Quote all lines below exactly. Images stay out.

▶ SOURCE MATERIAL:
┌──

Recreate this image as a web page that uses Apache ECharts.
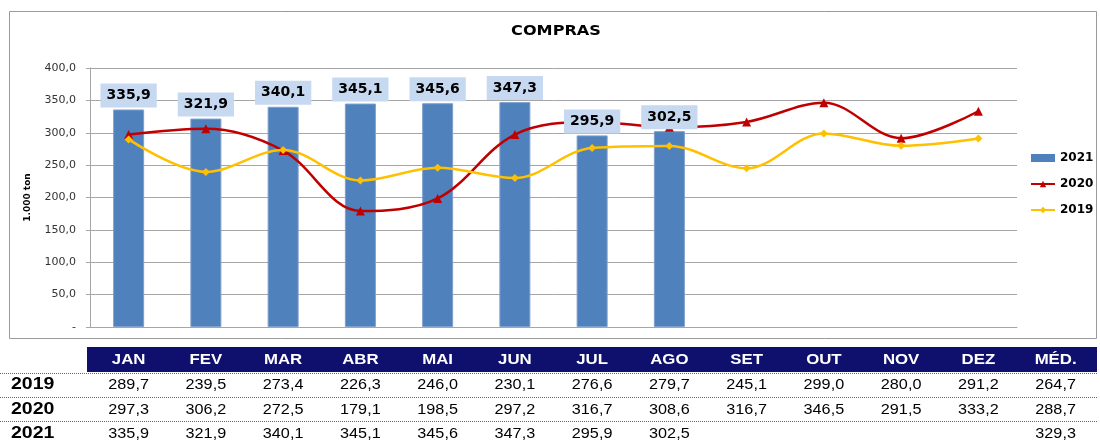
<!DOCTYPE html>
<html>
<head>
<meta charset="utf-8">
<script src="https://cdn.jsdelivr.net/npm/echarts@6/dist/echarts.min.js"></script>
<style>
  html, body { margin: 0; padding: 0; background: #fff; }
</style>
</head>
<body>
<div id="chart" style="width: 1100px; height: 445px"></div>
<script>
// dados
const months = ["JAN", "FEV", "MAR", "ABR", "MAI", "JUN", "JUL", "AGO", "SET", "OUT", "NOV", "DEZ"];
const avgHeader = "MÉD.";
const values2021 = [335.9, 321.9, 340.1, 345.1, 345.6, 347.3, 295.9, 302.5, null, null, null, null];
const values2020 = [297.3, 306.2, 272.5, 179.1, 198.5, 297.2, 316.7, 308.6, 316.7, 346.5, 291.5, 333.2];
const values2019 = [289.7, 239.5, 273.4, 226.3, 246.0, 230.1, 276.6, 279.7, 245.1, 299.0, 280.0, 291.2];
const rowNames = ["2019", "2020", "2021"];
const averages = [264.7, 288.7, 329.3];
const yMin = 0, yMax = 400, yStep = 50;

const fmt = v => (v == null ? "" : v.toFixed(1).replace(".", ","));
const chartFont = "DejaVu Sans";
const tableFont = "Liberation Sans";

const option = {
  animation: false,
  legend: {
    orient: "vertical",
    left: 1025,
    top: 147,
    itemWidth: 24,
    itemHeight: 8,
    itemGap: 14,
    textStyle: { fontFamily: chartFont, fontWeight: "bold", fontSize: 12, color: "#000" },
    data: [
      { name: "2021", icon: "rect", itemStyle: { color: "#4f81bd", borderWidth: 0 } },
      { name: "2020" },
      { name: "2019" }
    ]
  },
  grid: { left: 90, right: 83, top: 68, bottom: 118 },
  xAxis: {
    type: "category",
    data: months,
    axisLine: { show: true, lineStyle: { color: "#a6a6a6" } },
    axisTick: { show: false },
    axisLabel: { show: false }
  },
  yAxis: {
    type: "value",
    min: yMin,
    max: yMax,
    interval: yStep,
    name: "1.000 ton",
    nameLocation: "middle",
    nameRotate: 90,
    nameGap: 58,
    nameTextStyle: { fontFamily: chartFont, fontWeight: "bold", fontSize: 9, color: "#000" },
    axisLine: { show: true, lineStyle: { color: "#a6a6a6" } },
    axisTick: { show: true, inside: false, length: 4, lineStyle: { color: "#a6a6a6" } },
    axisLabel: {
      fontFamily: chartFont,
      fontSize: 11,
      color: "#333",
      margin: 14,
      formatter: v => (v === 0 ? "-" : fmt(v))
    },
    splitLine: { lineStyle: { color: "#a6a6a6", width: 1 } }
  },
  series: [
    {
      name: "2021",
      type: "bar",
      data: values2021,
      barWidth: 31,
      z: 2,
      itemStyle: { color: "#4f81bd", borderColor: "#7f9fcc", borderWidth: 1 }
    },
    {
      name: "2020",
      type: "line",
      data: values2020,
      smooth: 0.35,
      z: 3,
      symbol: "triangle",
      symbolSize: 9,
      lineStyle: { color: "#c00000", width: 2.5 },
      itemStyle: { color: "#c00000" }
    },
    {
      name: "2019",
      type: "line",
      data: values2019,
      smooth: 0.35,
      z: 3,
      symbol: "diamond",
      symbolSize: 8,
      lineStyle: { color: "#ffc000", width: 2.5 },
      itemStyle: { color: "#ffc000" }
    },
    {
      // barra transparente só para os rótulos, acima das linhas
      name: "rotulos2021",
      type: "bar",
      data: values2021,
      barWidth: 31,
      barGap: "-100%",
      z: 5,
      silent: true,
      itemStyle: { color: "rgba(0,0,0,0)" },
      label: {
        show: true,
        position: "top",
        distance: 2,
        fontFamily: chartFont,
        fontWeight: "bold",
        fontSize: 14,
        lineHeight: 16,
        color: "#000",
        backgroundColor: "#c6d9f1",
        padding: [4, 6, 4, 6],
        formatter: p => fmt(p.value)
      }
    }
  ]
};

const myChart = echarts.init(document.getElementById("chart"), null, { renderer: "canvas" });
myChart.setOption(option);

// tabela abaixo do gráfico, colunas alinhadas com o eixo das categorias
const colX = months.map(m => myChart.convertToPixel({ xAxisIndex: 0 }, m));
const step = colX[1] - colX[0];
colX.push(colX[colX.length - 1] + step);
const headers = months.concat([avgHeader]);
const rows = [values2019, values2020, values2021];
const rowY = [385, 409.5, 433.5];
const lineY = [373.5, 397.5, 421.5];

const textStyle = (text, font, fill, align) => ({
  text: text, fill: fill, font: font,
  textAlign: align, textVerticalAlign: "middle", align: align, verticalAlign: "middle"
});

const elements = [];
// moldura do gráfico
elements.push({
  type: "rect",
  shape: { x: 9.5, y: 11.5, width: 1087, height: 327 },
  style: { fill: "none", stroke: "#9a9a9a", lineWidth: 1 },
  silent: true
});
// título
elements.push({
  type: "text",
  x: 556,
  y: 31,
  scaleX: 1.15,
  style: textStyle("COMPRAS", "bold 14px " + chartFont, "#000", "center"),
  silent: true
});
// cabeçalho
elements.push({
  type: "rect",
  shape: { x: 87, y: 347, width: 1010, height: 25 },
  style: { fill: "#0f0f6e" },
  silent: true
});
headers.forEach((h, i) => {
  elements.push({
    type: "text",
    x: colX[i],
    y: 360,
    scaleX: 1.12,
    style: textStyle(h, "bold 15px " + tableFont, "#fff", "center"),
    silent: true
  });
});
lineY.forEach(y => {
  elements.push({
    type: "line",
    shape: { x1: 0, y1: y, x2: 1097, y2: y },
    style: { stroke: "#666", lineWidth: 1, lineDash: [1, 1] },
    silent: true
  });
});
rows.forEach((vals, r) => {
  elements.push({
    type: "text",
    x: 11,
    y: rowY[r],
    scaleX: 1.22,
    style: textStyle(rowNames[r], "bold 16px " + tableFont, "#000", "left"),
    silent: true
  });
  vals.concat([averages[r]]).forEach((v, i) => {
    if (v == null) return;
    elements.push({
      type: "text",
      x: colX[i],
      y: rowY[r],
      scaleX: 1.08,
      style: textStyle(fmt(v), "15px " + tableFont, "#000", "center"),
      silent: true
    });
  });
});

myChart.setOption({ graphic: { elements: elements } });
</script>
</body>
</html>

└──

▶ RESPONSE FOR THIS EXERCISE:
Recreate this image as a web page that uses Apache ECharts.
<!DOCTYPE html>
<html>
<head>
<meta charset="utf-8">
<script src="https://cdn.jsdelivr.net/npm/echarts@6/dist/echarts.min.js"></script>
<style>
  html, body { margin: 0; padding: 0; background: #fff; }
</style>
</head>
<body>
<div id="chart" style="width: 1100px; height: 445px"></div>
<script>
// dados
const months = ["JAN", "FEV", "MAR", "ABR", "MAI", "JUN", "JUL", "AGO", "SET", "OUT", "NOV", "DEZ"];
const avgHeader = "MÉD.";
const values2021 = [335.9, 321.9, 340.1, 345.1, 345.6, 347.3, 295.9, 302.5, null, null, null, null];
const values2020 = [297.3, 306.2, 272.5, 179.1, 198.5, 297.2, 316.7, 308.6, 316.7, 346.5, 291.5, 333.2];
const values2019 = [289.7, 239.5, 273.4, 226.3, 246.0, 230.1, 276.6, 279.7, 245.1, 299.0, 280.0, 291.2];
const rowNames = ["2019", "2020", "2021"];
const averages = [264.7, 288.7, 329.3];
const yMin = 0, yMax = 400, yStep = 50;

const fmt = v => (v == null ? "" : v.toFixed(1).replace(".", ","));
const chartFont = "DejaVu Sans";
const tableFont = "Liberation Sans";

const option = {
  animation: false,
  legend: {
    orient: "vertical",
    left: 1025,
    top: 147,
    itemWidth: 24,
    itemHeight: 8,
    itemGap: 14,
    textStyle: { fontFamily: chartFont, fontWeight: "bold", fontSize: 12, color: "#000" },
    data: [
      { name: "2021", icon: "rect", itemStyle: { color: "#4f81bd", borderWidth: 0 } },
      { name: "2020" },
      { name: "2019" }
    ]
  },
  grid: { left: 90, right: 83, top: 68, bottom: 118 },
  xAxis: {
    type: "category",
    data: months,
    axisLine: { show: true, lineStyle: { color: "#a6a6a6" } },
    axisTick: { show: false },
    axisLabel: { show: false }
  },
  yAxis: {
    type: "value",
    min: yMin,
    max: yMax,
    interval: yStep,
    name: "1.000 ton",
    nameLocation: "middle",
    nameRotate: 90,
    nameGap: 58,
    nameTextStyle: { fontFamily: chartFont, fontWeight: "bold", fontSize: 9, color: "#000" },
    axisLine: { show: true, lineStyle: { color: "#a6a6a6" } },
    axisTick: { show: true, inside: false, length: 4, lineStyle: { color: "#a6a6a6" } },
    axisLabel: {
      fontFamily: chartFont,
      fontSize: 11,
      color: "#333",
      margin: 14,
      formatter: v => (v === 0 ? "-" : fmt(v))
    },
    splitLine: { lineStyle: { color: "#a6a6a6", width: 1 } }
  },
  series: [
    {
      name: "2021",
      type: "bar",
      data: values2021,
      barWidth: 31,
      z: 2,
      itemStyle: { color: "#4f81bd", borderColor: "#7f9fcc", borderWidth: 1 }
    },
    {
      name: "2020",
      type: "line",
      data: values2020,
      smooth: 0.35,
      z: 3,
      symbol: "triangle",
      symbolSize: 9,
      lineStyle: { color: "#c00000", width: 2.5 },
      itemStyle: { color: "#c00000" }
    },
    {
      name: "2019",
      type: "line",
      data: values2019,
      smooth: 0.35,
      z: 3,
      symbol: "diamond",
      symbolSize: 8,
      lineStyle: { color: "#ffc000", width: 2.5 },
      itemStyle: { color: "#ffc000" }
    },
    {
      // barra transparente só para os rótulos, acima das linhas
      name: "rotulos2021",
      type: "bar",
      data: values2021,
      barWidth: 31,
      barGap: "-100%",
      z: 5,
      silent: true,
      itemStyle: { color: "rgba(0,0,0,0)" },
      label: {
        show: true,
        position: "top",
        distance: 2,
        fontFamily: chartFont,
        fontWeight: "bold",
        fontSize: 14,
        lineHeight: 16,
        color: "#000",
        backgroundColor: "#c6d9f1",
        padding: [4, 6, 4, 6],
        formatter: p => fmt(p.value)
      }
    }
  ]
};

const myChart = echarts.init(document.getElementById("chart"), null, { renderer: "canvas" });
myChart.setOption(option);

// tabela abaixo do gráfico, colunas alinhadas com o eixo das categorias
const colX = months.map(m => myChart.convertToPixel({ xAxisIndex: 0 }, m));
const step = colX[1] - colX[0];
colX.push(colX[colX.length - 1] + step);
const headers = months.concat([avgHeader]);
const rows = [values2019, values2020, values2021];
const rowY = [385, 409.5, 433.5];
const lineY = [373.5, 397.5, 421.5];

const textStyle = (text, font, fill, align) => ({
  text: text, fill: fill, font: font,
  textAlign: align, textVerticalAlign: "middle", align: align, verticalAlign: "middle"
});

const elements = [];
// moldura do gráfico
elements.push({
  type: "rect",
  shape: { x: 9.5, y: 11.5, width: 1087, height: 327 },
  style: { fill: "none", stroke: "#9a9a9a", lineWidth: 1 },
  silent: true
});
// título
elements.push({
  type: "text",
  x: 556,
  y: 31,
  scaleX: 1.15,
  style: textStyle("COMPRAS", "bold 14px " + chartFont, "#000", "center"),
  silent: true
});
// cabeçalho
elements.push({
  type: "rect",
  shape: { x: 87, y: 347, width: 1010, height: 25 },
  style: { fill: "#0f0f6e" },
  silent: true
});
headers.forEach((h, i) => {
  elements.push({
    type: "text",
    x: colX[i],
    y: 360,
    scaleX: 1.12,
    style: textStyle(h, "bold 15px " + tableFont, "#fff", "center"),
    silent: true
  });
});
lineY.forEach(y => {
  elements.push({
    type: "line",
    shape: { x1: 0, y1: y, x2: 1097, y2: y },
    style: { stroke: "#666", lineWidth: 1, lineDash: [1, 1] },
    silent: true
  });
});
rows.forEach((vals, r) => {
  elements.push({
    type: "text",
    x: 11,
    y: rowY[r],
    scaleX: 1.22,
    style: textStyle(rowNames[r], "bold 16px " + tableFont, "#000", "left"),
    silent: true
  });
  vals.concat([averages[r]]).forEach((v, i) => {
    if (v == null) return;
    elements.push({
      type: "text",
      x: colX[i],
      y: rowY[r],
      scaleX: 1.08,
      style: textStyle(fmt(v), "15px " + tableFont, "#000", "center"),
      silent: true
    });
  });
});

myChart.setOption({ graphic: { elements: elements } });
</script>
</body>
</html>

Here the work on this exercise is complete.